Although the previously described generalized DSP block diagram 800
shows one example of a DSP block diagram for a guitar having two
electromagnetic pickups for a particular guitar string, it should
be appreciated by those skilled in the art that the previously
described processes and methods of characterizing the guitar string
of the guitar with a particular configuration of electromagnetic
pickups can be done for any guitar string of any guitar having any
number of electromagnetic pickup configurations and any number of
strings. Thus, any guitar, or any stringed instrument can be
modeled and then emulated utilizing the previously described
processes and methods.
Therefore, using embodiments of the invention, a digital transfer
function incorporating predetermined FIR filters having
predetermined modeling coefficients, based on impulse responses of
modeled electromagnetic pickups, and calculated delays, can be
created for any guitar or stringed instrument having a given
configuration of electromagnetic pickups and any number of strings.

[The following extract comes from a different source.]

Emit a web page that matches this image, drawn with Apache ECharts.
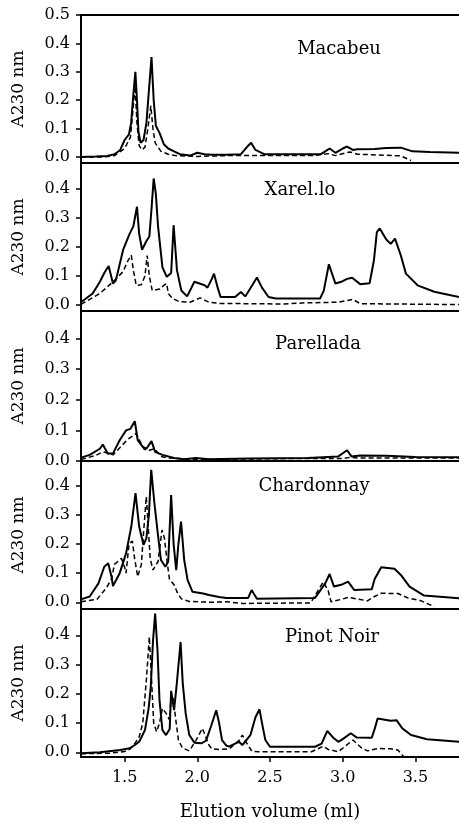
<!DOCTYPE html>
<html>
<head>
<meta charset="utf-8">
<script src="https://cdn.jsdelivr.net/npm/echarts@6/dist/echarts.min.js"></script>
<style>
  html, body { margin: 0; padding: 0; background: #fff; }
  #chart { width: 459px; height: 823px; }
</style>
</head>
<body>
<div id="chart"></div>
<script>
// elution profiles, [volume ml, A230]
var macabeuSolid = [[1.2,0.0],[1.3,0.002],[1.38,0.004],[1.43,0.01],[1.47,0.025],[1.5,0.06],[1.53,0.08],[1.545,0.12],[1.56,0.22],[1.574,0.30],[1.585,0.2],[1.595,0.09],[1.61,0.05],[1.63,0.06],[1.65,0.12],[1.665,0.22],[1.685,0.352],[1.70,0.2],[1.715,0.11],[1.74,0.085],[1.77,0.045],[1.8,0.03],[1.84,0.02],[1.88,0.01],[1.95,0.005],[2.0,0.015],[2.05,0.01],[2.1,0.008],[2.2,0.008],[2.3,0.01],[2.35,0.04],[2.37,0.05],[2.4,0.025],[2.46,0.01],[2.6,0.01],[2.85,0.01],[2.88,0.02],[2.91,0.03],[2.95,0.015],[3.0,0.03],[3.03,0.037],[3.07,0.025],[3.1,0.027],[3.22,0.028],[3.3,0.032],[3.4,0.033],[3.48,0.02],[3.6,0.018],[3.8,0.015]];
var macabeuDashed = [[1.2,0.0],[1.35,0.0],[1.43,0.005],[1.5,0.03],[1.54,0.07],[1.56,0.18],[1.572,0.25],[1.585,0.12],[1.6,0.04],[1.62,0.025],[1.64,0.035],[1.66,0.1],[1.68,0.18],[1.695,0.1],[1.71,0.05],[1.75,0.02],[1.8,0.01],[1.85,0.005],[2.0,0.002],[2.2,0.005],[2.8,0.005],[2.9,0.012],[2.95,0.005],[3.05,0.018],[3.1,0.01],[3.2,0.008],[3.4,0.004],[3.47,-0.012]];

var xarelloSolid = [[1.2,0.01],[1.28,0.04],[1.33,0.08],[1.36,0.11],[1.39,0.134],[1.42,0.074],[1.44,0.085],[1.49,0.19],[1.535,0.245],[1.56,0.27],[1.585,0.337],[1.6,0.245],[1.62,0.19],[1.65,0.22],[1.67,0.235],[1.685,0.33],[1.70,0.434],[1.715,0.38],[1.73,0.27],[1.76,0.13],[1.79,0.097],[1.82,0.11],[1.837,0.274],[1.86,0.12],[1.89,0.05],[1.93,0.03],[1.98,0.08],[2.01,0.075],[2.05,0.068],[2.07,0.06],[2.1,0.09],[2.115,0.108],[2.14,0.06],[2.16,0.028],[2.26,0.028],[2.30,0.045],[2.33,0.03],[2.38,0.07],[2.41,0.095],[2.445,0.06],[2.49,0.028],[2.54,0.023],[2.845,0.023],[2.87,0.05],[2.905,0.14],[2.95,0.074],[2.99,0.08],[3.03,0.09],[3.065,0.094],[3.12,0.072],[3.185,0.075],[3.215,0.154],[3.235,0.25],[3.255,0.263],[3.3,0.225],[3.33,0.21],[3.36,0.228],[3.40,0.17],[3.435,0.108],[3.515,0.068],[3.63,0.046],[3.8,0.028]];
var xarelloDashed = [[1.2,0.003],[1.33,0.04],[1.42,0.08],[1.49,0.115],[1.52,0.15],[1.546,0.171],[1.56,0.12],[1.58,0.068],[1.615,0.07],[1.64,0.1],[1.655,0.17],[1.67,0.1],[1.69,0.05],[1.74,0.055],[1.775,0.07],[1.79,0.074],[1.80,0.04],[1.83,0.023],[1.876,0.012],[1.95,0.01],[2.02,0.025],[2.08,0.01],[2.15,0.006],[2.6,0.004],[2.74,0.008],[2.97,0.01],[3.07,0.02],[3.12,0.005],[3.8,0.002]];

var parelladaSolid = [[1.2,0.011],[1.26,0.02],[1.33,0.04],[1.35,0.054],[1.385,0.024],[1.42,0.025],[1.466,0.068],[1.51,0.1],[1.54,0.105],[1.57,0.13],[1.59,0.068],[1.625,0.046],[1.65,0.04],[1.685,0.065],[1.71,0.03],[1.76,0.02],[1.84,0.01],[1.91,0.006],[1.99,0.01],[2.08,0.006],[2.35,0.008],[2.76,0.01],[2.97,0.015],[3.03,0.035],[3.06,0.015],[3.12,0.018],[3.3,0.017],[3.5,0.013],[3.8,0.012]];
var parelladaDashed = [[1.2,0.005],[1.3,0.018],[1.35,0.03],[1.39,0.025],[1.42,0.02],[1.47,0.045],[1.52,0.07],[1.58,0.09],[1.60,0.07],[1.635,0.038],[1.67,0.035],[1.705,0.04],[1.75,0.015],[1.8,0.01],[2.0,0.005],[2.66,0.008],[3.0,0.008],[3.05,0.012],[3.1,0.01],[3.8,0.01]];

var chardonnaySolid = [[1.2,0.01],[1.26,0.02],[1.32,0.065],[1.36,0.122],[1.387,0.134],[1.41,0.088],[1.42,0.056],[1.466,0.1],[1.51,0.168],[1.546,0.26],[1.575,0.375],[1.60,0.26],[1.63,0.197],[1.65,0.22],[1.667,0.3],[1.683,0.455],[1.705,0.34],[1.728,0.237],[1.75,0.145],[1.78,0.122],[1.80,0.14],[1.82,0.368],[1.837,0.2],[1.855,0.11],[1.87,0.2],[1.888,0.277],[1.91,0.145],[1.933,0.077],[1.967,0.036],[2.04,0.03],[2.08,0.025],[2.15,0.018],[2.2,0.015],[2.35,0.015],[2.373,0.042],[2.41,0.012],[2.81,0.015],[2.845,0.04],[2.88,0.065],[2.91,0.097],[2.94,0.054],[2.99,0.06],[3.037,0.071],[3.08,0.042],[3.2,0.045],[3.22,0.08],[3.265,0.12],[3.356,0.115],[3.4,0.094],[3.46,0.054],[3.56,0.023],[3.8,0.014]];
var chardonnayDashed = [[1.2,0.002],[1.31,0.01],[1.375,0.05],[1.41,0.08],[1.43,0.13],[1.478,0.151],[1.50,0.12],[1.51,0.1],[1.53,0.2],[1.553,0.21],[1.569,0.15],[1.59,0.088],[1.615,0.13],[1.632,0.25],[1.649,0.363],[1.66,0.28],[1.676,0.15],[1.695,0.111],[1.73,0.14],[1.757,0.248],[1.774,0.22],[1.79,0.15],[1.808,0.08],[1.84,0.06],[1.865,0.031],[1.89,0.012],[1.945,0.003],[2.1,0.0],[2.2,0.002],[2.31,-0.004],[2.78,-0.002],[2.83,0.04],[2.867,0.07],[2.9,0.04],[2.92,0.002],[2.99,0.01],[3.04,0.017],[3.095,0.012],[3.17,0.005],[3.22,0.02],[3.265,0.031],[3.38,0.03],[3.447,0.015],[3.54,0.005],[3.63,-0.015]];

var pinotSolid = [[1.2,-0.003],[1.33,0.0],[1.34,0.005],[1.47,0.008],[1.535,0.014],[1.57,0.025],[1.60,0.036],[1.64,0.076],[1.665,0.15],[1.68,0.224],[1.695,0.38],[1.71,0.474],[1.726,0.35],[1.74,0.178],[1.76,0.076],[1.785,0.059],[1.81,0.08],[1.82,0.21],[1.83,0.21],[1.84,0.144],[1.856,0.22],[1.885,0.377],[1.90,0.235],[1.92,0.133],[1.945,0.059],[1.98,0.033],[2.03,0.031],[2.06,0.04],[2.095,0.09],[2.13,0.144],[2.15,0.1],[2.17,0.042],[2.2,0.023],[2.22,0.02],[2.286,0.036],[2.31,0.025],[2.366,0.06],[2.40,0.12],[2.428,0.147],[2.445,0.1],[2.468,0.042],[2.50,0.019],[2.81,0.019],[2.855,0.03],[2.894,0.073],[2.935,0.05],[2.97,0.036],[3.0,0.045],[3.056,0.065],[3.095,0.051],[3.2,0.05],[3.22,0.08],[3.24,0.116],[3.33,0.108],[3.37,0.11],[3.41,0.082],[3.47,0.059],[3.58,0.045],[3.8,0.036]];
var pinotDashed = [[1.2,-0.005],[1.4,-0.003],[1.5,0.003],[1.535,0.01],[1.57,0.03],[1.60,0.053],[1.625,0.1],[1.65,0.25],[1.67,0.395],[1.685,0.25],[1.70,0.1],[1.72,0.07],[1.74,0.1],[1.76,0.15],[1.786,0.133],[1.81,0.11],[1.82,0.2],[1.835,0.18],[1.855,0.1],[1.87,0.042],[1.897,0.015],[1.945,0.005],[1.99,0.04],[2.035,0.082],[2.06,0.05],[2.08,0.025],[2.1,0.012],[2.15,0.01],[2.22,0.012],[2.286,0.04],[2.31,0.059],[2.34,0.031],[2.377,0.003],[2.42,0.002],[2.785,0.002],[2.867,0.021],[2.9,0.01],[2.97,0.002],[3.07,0.042],[3.13,0.015],[3.17,0.005],[3.24,0.013],[3.33,0.012],[3.38,0.008],[3.42,-0.015]];

var panelNames = ['Macabeu', 'Xarel.lo', 'Parellada', 'Chardonnay', 'Pinot Noir'];
var solidSets = [macabeuSolid, xarelloSolid, parelladaSolid, chardonnaySolid, pinotSolid];
var dashedSets = [macabeuDashed, xarelloDashed, parelladaDashed, chardonnayDashed, pinotDashed];
var yTicksTop = [0, 0.1, 0.2, 0.3, 0.4, 0.5];
var yTicks = [0, 0.1, 0.2, 0.3, 0.4];
var xTicks = [1.5, 2.0, 2.5, 3.0, 3.5];

// layout of the stacked panels (px) and their y ranges
var layout = [
  {top: 15,  height: 148, min: -0.021, max: 0.5,   tx: 339, ty: 49},
  {top: 163, height: 148, min: -0.02,  max: 0.487, tx: 300, ty: 190},
  {top: 311, height: 150, min: 0,      max: 0.49,  tx: 318, ty: 344},
  {top: 461, height: 148, min: -0.023, max: 0.485, tx: 314, ty: 486},
  {top: 609, height: 148, min: -0.016, max: 0.49,  tx: 332, ty: 637}
];

var font = 'DejaVu Serif';
var chart = echarts.init(document.getElementById('chart'), null, {renderer: 'canvas'});

var grids = [], xAxes = [], yAxes = [], series = [], texts = [];
layout.forEach(function (p, i) {
  var last = i === layout.length - 1;
  grids.push({left: 81, top: p.top, width: 381, height: p.height});
  xAxes.push({
    type: 'value', gridIndex: i, min: 1.2, max: 3.8,
    axisLine: {show: true, onZero: false, lineStyle: {color: '#000', width: 2}},
    axisTick: {show: last, length: 5, customValues: xTicks, lineStyle: {color: '#000', width: 1.5}},
    axisLabel: {
      show: last, customValues: xTicks, margin: 13,
      formatter: function (v) { return v.toFixed(1); },
      fontFamily: font, fontSize: 16, color: '#000'
    },
    splitLine: {show: false},
    name: last ? 'Elution volume (ml)' : '',
    nameLocation: 'middle', nameGap: 46,
    nameTextStyle: {fontFamily: font, fontSize: 18, color: '#000'}
  });
  var ticks = i === 0 ? yTicksTop : yTicks;
  yAxes.push({
    type: 'value', gridIndex: i, min: p.min, max: p.max,
    axisLine: {show: true, onZero: false, lineStyle: {color: '#000', width: 2}},
    axisTick: {show: true, length: 5, customValues: ticks, lineStyle: {color: '#000', width: 1.5}},
    axisLabel: {
      customValues: ticks, margin: 11,
      formatter: function (v) { return v.toFixed(1); },
      fontFamily: font, fontSize: 16, color: '#000'
    },
    splitLine: {show: false},
    name: 'A230 nm', nameLocation: 'middle', nameGap: 54,
    nameTextStyle: {fontFamily: font, fontSize: 17, color: '#000'}
  });
  series.push({
    type: 'line', xAxisIndex: i, yAxisIndex: i, data: solidSets[i],
    symbol: 'none', lineStyle: {color: '#000', width: 2}
  });
  series.push({
    type: 'line', xAxisIndex: i, yAxisIndex: i, data: dashedSets[i],
    symbol: 'none', lineStyle: {color: '#000', width: 1.5, type: [5, 3]}
  });
  texts.push({
    type: 'text', x: p.tx, y: p.ty,
    style: {text: panelNames[i], font: '18px "' + font + '"', fill: '#000',
            textAlign: 'center', textVerticalAlign: 'middle'}
  });
});

// top border of the first panel
xAxes.push({
  type: 'value', gridIndex: 0, min: 1.2, max: 3.8, position: 'top',
  axisLine: {show: true, onZero: false, lineStyle: {color: '#000', width: 2}},
  axisTick: {show: false}, axisLabel: {show: false}, splitLine: {show: false}
});

chart.setOption({
  animation: false,
  backgroundColor: '#fff',
  grid: grids,
  xAxis: xAxes,
  yAxis: yAxes,
  series: series,
  graphic: texts
});
</script>
</body>
</html>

Accordingly, a digital transfer function and corresponding DSP
block diagram model can be created and used to emulate an output
signal for any guitar or stringed instrument in response to a
digital input signal from a played string. In other words, based on
a digital string vibration signal detected by the bridge, the
digital signal processor 120 implementing a particular digital
transfer function (with predetermined modeling coefficients) can
process the digital string vibration signal to emulate a
corresponding string's tone of a desired guitar that the user has
chosen to be emulated to create an emulated digital tone signal of
the selected guitar. This emulated digital tone signal can then be
converted to analog format and outputted to an amplifier which can
then playback the emulated tone such that the guitar with embedded
DSP modeling capabilities sounds like the desired guitar chosen by
the user. Moreover, this methodology can be applied to any stringed
instrument, e.g., acoustic guitars, mandolins, basses, etc.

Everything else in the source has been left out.